Originally written for the Vol.5-No.4 edition (May 27, 2011) of the Toyama Hot News e-newsletter.
Dr. Masaki Kamakura of Toyama Prefectural University has discovered the function of the protein royalactin in the way it causes a honeybee larva to develop into a queen bee. The article “Royalactin induces queen differentiation in honeybees” is published in the April 24th issue of the science journal Nature.
Worker bees are all female, yet the queen bees are the only bees that lay eggs – about 2,000 a day. Furthermore, queen bees have the same genes as worker bees, but they are roughly 1.5 times bigger and live about 20 times as long. Scientists knew that only the bees that ingest royal jelly (secreted from worker bees) as larvae grow into queen bees, but the exact functions of the components of royal jelly had been a mystery until now.
Dr. Kamakura compared fresh royal jelly with royal jelly that had been heated at 40 degrees Celsius (104 degrees Fahrenheit) for 30 days, and found a difference in the amount of proteins. In an experiment feeding the royal jelly to bee larvae, he found that only the protein royalactin activates the mechanisms that cause larvae to grow into queen bees.

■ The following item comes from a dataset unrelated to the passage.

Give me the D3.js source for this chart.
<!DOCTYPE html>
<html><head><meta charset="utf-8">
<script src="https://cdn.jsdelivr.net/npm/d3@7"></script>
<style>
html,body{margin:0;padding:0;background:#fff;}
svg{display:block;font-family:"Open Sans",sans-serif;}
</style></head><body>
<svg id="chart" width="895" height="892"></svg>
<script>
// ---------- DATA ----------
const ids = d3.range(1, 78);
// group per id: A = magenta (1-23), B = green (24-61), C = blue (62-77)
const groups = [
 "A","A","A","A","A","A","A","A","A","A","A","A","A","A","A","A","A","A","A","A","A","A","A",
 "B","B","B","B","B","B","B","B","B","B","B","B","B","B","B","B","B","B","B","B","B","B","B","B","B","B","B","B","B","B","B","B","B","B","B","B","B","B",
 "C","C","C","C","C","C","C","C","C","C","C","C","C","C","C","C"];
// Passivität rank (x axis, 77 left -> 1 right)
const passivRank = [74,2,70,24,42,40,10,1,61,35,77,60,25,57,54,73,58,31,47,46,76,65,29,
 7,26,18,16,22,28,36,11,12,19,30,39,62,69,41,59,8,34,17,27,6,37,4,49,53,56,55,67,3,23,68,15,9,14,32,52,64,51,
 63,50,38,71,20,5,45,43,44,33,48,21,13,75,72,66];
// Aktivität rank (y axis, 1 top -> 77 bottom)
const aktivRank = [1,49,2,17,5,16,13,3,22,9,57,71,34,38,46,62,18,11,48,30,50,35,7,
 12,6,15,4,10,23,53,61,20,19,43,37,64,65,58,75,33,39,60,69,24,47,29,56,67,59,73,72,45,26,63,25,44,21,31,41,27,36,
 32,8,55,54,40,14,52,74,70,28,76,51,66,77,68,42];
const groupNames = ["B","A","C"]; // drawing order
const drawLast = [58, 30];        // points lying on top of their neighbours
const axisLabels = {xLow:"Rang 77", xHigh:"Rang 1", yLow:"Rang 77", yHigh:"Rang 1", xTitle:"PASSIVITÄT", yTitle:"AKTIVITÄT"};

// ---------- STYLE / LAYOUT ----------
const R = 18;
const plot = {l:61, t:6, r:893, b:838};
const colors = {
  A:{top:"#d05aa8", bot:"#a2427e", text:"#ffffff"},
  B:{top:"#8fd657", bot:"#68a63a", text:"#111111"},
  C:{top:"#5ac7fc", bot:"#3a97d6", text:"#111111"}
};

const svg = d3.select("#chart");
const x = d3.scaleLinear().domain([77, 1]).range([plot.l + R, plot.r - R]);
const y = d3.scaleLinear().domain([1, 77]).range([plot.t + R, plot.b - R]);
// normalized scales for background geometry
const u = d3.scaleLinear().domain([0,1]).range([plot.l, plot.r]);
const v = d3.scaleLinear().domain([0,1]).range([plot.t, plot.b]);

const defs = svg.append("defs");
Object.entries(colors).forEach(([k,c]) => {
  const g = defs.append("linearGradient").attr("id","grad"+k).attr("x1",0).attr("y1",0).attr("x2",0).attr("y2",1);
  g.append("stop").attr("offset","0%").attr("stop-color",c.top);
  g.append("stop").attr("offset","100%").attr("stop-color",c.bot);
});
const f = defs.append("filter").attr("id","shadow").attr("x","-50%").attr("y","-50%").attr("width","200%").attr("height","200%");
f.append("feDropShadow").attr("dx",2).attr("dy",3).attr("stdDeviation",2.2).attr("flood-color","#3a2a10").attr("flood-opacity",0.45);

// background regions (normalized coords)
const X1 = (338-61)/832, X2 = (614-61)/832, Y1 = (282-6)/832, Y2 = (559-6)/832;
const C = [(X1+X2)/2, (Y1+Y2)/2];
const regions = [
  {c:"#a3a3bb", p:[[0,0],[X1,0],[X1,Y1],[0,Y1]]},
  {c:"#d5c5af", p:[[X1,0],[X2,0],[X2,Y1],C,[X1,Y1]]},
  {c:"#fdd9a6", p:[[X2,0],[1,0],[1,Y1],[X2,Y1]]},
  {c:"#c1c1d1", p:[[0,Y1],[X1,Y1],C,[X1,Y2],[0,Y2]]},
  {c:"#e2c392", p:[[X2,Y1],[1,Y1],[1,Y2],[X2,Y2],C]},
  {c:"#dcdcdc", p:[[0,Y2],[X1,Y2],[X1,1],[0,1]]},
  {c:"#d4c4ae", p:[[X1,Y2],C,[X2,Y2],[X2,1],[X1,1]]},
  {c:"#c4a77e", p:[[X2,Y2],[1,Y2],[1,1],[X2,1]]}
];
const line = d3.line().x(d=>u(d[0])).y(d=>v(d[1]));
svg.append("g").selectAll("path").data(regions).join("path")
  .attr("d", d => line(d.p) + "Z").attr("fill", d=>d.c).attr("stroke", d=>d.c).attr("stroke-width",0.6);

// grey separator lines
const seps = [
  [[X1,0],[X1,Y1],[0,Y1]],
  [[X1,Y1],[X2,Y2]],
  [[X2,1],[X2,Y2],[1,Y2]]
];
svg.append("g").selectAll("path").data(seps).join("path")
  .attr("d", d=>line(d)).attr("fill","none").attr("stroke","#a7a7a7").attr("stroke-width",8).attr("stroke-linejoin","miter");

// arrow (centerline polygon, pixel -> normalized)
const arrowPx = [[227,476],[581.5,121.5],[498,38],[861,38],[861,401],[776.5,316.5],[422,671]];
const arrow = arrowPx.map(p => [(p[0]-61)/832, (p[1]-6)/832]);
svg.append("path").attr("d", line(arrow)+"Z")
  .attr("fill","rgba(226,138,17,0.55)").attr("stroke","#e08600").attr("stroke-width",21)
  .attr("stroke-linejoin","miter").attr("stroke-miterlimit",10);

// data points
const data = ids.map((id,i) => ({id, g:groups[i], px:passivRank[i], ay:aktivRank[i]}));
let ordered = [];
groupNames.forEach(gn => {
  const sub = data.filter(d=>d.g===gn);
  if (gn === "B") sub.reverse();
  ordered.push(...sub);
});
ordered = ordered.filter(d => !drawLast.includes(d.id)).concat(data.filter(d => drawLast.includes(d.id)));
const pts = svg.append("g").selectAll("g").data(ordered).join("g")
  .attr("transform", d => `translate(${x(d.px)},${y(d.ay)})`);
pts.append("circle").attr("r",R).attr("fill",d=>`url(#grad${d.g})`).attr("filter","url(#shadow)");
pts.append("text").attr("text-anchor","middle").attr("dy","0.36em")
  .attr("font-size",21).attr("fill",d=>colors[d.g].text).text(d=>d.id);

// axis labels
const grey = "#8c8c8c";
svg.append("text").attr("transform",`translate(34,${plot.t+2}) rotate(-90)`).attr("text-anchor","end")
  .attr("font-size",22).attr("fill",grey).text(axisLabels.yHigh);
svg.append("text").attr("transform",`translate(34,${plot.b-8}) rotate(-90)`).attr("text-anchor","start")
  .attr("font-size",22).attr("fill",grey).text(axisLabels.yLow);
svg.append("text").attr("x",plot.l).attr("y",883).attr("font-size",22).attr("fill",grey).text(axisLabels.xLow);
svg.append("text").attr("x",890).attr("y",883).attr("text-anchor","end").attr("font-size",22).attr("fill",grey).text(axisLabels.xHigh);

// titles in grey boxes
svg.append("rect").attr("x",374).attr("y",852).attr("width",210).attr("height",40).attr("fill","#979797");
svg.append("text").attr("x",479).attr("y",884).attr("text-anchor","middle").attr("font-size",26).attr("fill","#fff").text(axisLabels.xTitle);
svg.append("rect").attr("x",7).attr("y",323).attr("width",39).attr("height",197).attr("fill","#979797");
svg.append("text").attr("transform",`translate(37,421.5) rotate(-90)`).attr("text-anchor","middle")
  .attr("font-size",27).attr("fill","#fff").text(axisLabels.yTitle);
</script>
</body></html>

In addition, there were similar results when royalactin was given to fruit flies: they became bigger, produced more eggs, and lived longer.
The hope is that this research regarding the development of queen bees will lead to improved beekeeping practices, and contribute to finding the cause of CCD (colony collapse disorder). Next, in cooperation with a beekeeper in Aichi Prefecture, they will experiment to see if the bees raised in the lab will be able to adapt to their role as queen bees in hives with worker bees.
Dr. Kamakura attended Kyoto University Graduate School of Agriculture, and arrived at Toyama Prefectural University as an assistant researcher in 2003.